To image the brain’s default regions, researchers needed to see where blood flow would go during the tests, which is what fMRI allowed.

So why use 1.5T versus 3T? “With 3T, there is signal drop out or susceptibility artifacts that you can address by doing various post processing and correction, but the regions of the brain critical to our study were simply put, easier to image on 1.5T due to less artifact,” says Susan Whitfill-Gabrieli, research scientist and first author of the study, which was published in the Jan. 19 advance online issue of the Proceedings of the National Academy of Science (PNAS).

Gabrieli and colleagues discovered that the default system in schizophrenia patients was both hyperactive and hyperconnected during rest, and it remained so as they performed the memory tasks. In other words, patients were less able than healthy control subjects to suppress the activity of the network during the task. The less the suppression and the greater the connectivity, the worse they performed on the hard memory task, and the more severe their clinical symptoms.

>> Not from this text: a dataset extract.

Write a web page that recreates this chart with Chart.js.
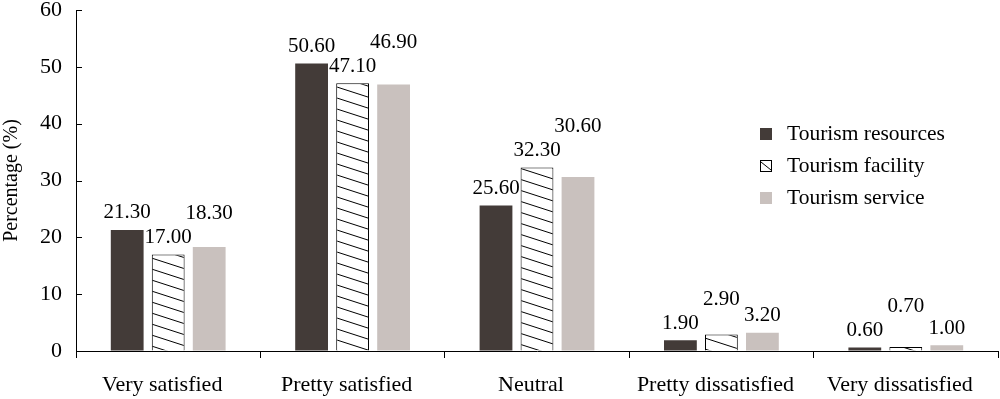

“We think this may reflect an inability of people with schizophrenia to direct mental resources away from internal thoughts and feelings and toward the external world in order to perform difficult tasks,” Gabrieli says.

The hyperactive default system also could help to explain hallucinations and paranoia by making neutral external stimuli seem inappropriately self-relevant. For instance, if brain regions whose activity normally signifies self-focus are active while listening to a voice on television, the person may perceive that the voice is speaking directly to them.

Future applications of fMRI would be in predicting treatment outcomes, predicting treatment efficacy and enabling real-time neuro feedback, Gabrieli concludes.